**What is needed**
Below is a block of records. Copy every line in it that contains the word "with".

**Record set**

========

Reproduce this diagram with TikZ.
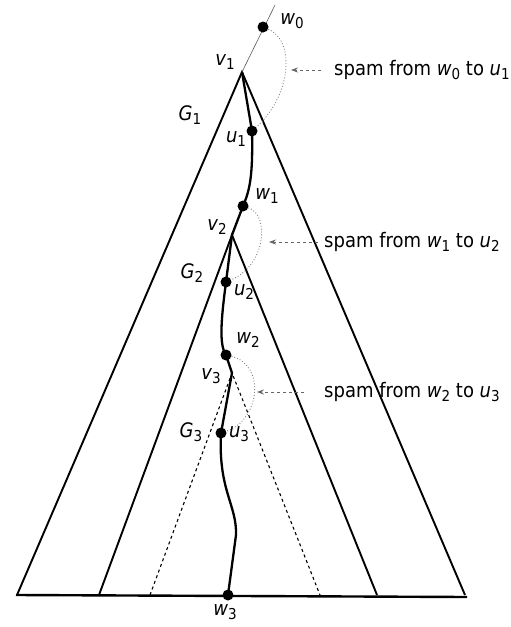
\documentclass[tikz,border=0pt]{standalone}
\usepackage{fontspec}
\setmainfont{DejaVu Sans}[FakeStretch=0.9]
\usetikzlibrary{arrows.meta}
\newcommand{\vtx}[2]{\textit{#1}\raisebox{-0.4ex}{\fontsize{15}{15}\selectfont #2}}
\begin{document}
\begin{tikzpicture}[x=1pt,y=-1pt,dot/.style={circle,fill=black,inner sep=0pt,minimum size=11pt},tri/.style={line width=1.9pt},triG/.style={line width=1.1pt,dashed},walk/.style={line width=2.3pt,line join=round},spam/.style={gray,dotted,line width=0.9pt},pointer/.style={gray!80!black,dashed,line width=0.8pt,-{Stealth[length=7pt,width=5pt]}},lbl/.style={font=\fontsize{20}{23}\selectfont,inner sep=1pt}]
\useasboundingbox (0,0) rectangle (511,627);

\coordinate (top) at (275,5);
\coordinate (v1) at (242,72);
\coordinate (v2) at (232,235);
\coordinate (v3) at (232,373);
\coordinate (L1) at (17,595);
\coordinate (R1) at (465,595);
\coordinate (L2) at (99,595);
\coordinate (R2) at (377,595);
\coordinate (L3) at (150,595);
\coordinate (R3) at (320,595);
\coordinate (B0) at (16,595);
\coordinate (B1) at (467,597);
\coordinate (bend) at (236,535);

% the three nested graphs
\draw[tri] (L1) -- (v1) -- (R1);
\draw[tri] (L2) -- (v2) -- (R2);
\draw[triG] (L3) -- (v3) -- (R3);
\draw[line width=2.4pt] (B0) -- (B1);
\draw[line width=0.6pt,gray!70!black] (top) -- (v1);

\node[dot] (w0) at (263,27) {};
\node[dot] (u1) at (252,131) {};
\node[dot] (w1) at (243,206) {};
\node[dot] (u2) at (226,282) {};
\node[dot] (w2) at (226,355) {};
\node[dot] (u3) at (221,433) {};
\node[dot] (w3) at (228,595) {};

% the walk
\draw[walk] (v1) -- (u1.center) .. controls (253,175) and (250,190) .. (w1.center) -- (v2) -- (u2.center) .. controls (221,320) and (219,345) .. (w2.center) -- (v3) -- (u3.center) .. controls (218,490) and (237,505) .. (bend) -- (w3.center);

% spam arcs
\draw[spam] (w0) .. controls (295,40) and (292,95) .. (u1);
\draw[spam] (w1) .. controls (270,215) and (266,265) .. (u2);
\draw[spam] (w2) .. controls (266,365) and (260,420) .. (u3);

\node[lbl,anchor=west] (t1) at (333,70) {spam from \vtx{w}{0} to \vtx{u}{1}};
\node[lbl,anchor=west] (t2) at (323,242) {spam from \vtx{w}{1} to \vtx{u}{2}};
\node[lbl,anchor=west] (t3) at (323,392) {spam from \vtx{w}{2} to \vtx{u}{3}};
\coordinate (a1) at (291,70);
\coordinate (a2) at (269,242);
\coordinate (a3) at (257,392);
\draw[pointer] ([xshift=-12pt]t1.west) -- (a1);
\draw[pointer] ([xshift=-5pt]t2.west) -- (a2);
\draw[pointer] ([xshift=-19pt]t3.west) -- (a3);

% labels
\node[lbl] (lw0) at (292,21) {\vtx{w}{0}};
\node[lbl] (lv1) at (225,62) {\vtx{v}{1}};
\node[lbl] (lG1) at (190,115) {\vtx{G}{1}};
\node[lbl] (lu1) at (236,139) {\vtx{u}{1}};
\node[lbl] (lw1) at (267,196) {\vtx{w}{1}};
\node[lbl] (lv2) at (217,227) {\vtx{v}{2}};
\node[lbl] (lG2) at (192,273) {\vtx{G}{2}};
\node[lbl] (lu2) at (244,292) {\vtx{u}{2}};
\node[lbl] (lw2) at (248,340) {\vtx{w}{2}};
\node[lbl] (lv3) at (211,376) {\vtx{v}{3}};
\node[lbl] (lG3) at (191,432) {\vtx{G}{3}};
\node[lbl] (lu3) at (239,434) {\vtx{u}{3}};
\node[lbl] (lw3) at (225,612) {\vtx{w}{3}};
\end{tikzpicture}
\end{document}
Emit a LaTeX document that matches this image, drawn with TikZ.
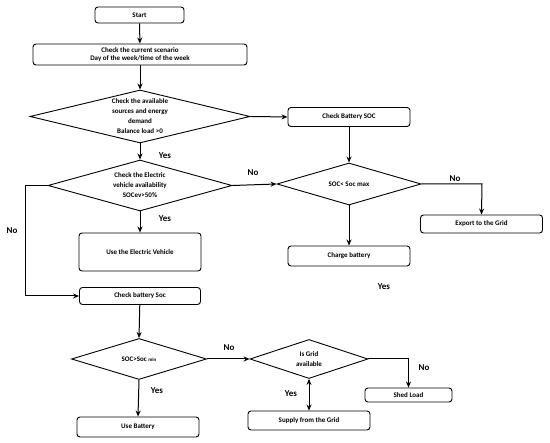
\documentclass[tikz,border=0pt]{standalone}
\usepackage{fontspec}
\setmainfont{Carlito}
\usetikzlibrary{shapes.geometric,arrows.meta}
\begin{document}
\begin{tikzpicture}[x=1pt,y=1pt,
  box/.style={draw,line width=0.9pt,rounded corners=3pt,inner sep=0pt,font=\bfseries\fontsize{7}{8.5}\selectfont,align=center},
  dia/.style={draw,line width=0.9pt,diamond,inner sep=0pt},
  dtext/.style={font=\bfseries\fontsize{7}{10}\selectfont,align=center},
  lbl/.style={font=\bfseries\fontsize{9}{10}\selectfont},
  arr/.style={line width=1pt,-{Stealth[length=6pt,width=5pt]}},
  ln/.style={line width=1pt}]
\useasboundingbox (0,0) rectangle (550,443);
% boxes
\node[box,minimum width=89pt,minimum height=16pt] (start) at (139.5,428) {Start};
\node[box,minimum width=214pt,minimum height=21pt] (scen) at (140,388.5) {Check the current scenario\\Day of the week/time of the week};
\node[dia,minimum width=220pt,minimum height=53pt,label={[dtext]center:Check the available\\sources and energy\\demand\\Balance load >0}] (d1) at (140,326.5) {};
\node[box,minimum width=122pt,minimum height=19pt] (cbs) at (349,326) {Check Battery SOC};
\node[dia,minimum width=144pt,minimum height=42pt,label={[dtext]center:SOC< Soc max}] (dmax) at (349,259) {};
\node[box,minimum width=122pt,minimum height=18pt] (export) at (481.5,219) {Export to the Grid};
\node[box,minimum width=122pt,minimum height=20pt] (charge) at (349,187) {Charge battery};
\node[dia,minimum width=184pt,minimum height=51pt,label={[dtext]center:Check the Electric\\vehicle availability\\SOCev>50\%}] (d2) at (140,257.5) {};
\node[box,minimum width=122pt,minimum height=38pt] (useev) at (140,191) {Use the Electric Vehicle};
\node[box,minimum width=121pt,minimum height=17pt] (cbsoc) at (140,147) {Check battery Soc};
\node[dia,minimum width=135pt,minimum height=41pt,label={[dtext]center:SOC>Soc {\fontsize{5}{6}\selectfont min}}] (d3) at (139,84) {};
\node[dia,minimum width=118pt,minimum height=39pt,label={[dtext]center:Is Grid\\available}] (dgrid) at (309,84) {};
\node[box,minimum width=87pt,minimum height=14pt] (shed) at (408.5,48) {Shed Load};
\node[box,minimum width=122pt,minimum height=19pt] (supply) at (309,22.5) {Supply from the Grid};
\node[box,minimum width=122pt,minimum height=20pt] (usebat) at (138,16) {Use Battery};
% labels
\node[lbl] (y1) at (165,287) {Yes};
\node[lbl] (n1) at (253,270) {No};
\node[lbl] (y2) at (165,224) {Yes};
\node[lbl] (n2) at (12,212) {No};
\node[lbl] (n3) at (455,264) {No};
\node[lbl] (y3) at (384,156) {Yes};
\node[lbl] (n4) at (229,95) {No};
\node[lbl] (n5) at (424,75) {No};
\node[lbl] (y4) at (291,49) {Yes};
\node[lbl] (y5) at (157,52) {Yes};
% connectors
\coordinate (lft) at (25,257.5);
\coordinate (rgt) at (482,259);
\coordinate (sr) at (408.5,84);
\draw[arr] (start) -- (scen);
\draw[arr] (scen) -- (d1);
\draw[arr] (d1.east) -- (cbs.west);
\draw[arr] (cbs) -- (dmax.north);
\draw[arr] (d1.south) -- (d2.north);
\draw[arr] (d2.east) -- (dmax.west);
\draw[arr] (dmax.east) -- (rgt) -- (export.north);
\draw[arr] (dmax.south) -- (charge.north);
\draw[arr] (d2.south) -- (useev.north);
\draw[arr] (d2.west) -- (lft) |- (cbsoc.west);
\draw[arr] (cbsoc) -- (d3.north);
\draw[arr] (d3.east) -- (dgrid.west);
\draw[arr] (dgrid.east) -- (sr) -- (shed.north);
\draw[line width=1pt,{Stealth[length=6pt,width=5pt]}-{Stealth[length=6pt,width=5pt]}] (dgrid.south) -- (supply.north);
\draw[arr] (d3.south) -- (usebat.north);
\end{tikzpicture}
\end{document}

========

**Solution to this exercise**
Reproduce this diagram with TikZ.
Emit a LaTeX document that matches this image, drawn with TikZ.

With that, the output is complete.